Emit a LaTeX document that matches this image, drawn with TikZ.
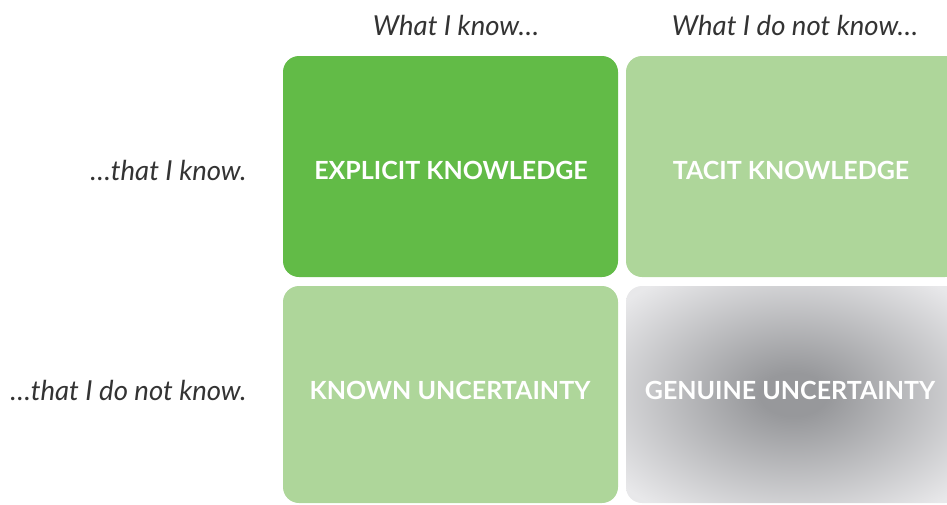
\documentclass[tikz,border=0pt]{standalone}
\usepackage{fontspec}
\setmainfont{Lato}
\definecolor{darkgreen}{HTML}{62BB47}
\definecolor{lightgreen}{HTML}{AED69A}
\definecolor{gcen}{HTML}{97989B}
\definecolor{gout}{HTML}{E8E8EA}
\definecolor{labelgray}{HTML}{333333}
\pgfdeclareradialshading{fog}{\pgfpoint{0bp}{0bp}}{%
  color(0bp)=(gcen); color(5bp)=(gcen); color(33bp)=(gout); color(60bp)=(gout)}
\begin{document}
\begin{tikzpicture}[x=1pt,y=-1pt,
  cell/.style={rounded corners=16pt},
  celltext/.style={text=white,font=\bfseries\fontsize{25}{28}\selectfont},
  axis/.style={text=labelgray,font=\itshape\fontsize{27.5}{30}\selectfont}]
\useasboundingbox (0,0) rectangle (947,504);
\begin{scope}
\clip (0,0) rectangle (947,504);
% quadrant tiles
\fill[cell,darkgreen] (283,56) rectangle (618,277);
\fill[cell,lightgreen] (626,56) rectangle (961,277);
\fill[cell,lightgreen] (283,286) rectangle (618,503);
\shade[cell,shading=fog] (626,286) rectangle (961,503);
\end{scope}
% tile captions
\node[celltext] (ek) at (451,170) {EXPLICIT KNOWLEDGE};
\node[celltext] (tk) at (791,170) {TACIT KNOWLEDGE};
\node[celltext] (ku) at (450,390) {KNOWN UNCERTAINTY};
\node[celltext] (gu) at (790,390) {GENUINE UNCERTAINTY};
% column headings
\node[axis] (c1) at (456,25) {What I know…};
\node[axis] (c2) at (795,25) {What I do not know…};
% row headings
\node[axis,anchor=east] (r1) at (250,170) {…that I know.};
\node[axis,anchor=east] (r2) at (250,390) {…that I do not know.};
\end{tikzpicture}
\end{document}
* * *
*What is needed*
Without the pictures, write out the whole listing above exactly as it appears.

*Final result*
Emit a LaTeX document that matches this image, drawn with TikZ.
\documentclass[tikz,border=0pt]{standalone}
\usepackage{fontspec}
\setmainfont{Lato}
\definecolor{darkgreen}{HTML}{62BB47}
\definecolor{lightgreen}{HTML}{AED69A}
\definecolor{gcen}{HTML}{97989B}
\definecolor{gout}{HTML}{E8E8EA}
\definecolor{labelgray}{HTML}{333333}
\pgfdeclareradialshading{fog}{\pgfpoint{0bp}{0bp}}{%
  color(0bp)=(gcen); color(5bp)=(gcen); color(33bp)=(gout); color(60bp)=(gout)}
\begin{document}
\begin{tikzpicture}[x=1pt,y=-1pt,
  cell/.style={rounded corners=16pt},
  celltext/.style={text=white,font=\bfseries\fontsize{25}{28}\selectfont},
  axis/.style={text=labelgray,font=\itshape\fontsize{27.5}{30}\selectfont}]
\useasboundingbox (0,0) rectangle (947,504);
\begin{scope}
\clip (0,0) rectangle (947,504);
% quadrant tiles
\fill[cell,darkgreen] (283,56) rectangle (618,277);
\fill[cell,lightgreen] (626,56) rectangle (961,277);
\fill[cell,lightgreen] (283,286) rectangle (618,503);
\shade[cell,shading=fog] (626,286) rectangle (961,503);
\end{scope}
% tile captions
\node[celltext] (ek) at (451,170) {EXPLICIT KNOWLEDGE};
\node[celltext] (tk) at (791,170) {TACIT KNOWLEDGE};
\node[celltext] (ku) at (450,390) {KNOWN UNCERTAINTY};
\node[celltext] (gu) at (790,390) {GENUINE UNCERTAINTY};
% column headings
\node[axis] (c1) at (456,25) {What I know…};
\node[axis] (c2) at (795,25) {What I do not know…};
% row headings
\node[axis,anchor=east] (r1) at (250,170) {…that I know.};
\node[axis,anchor=east] (r2) at (250,390) {…that I do not know.};
\end{tikzpicture}
\end{document}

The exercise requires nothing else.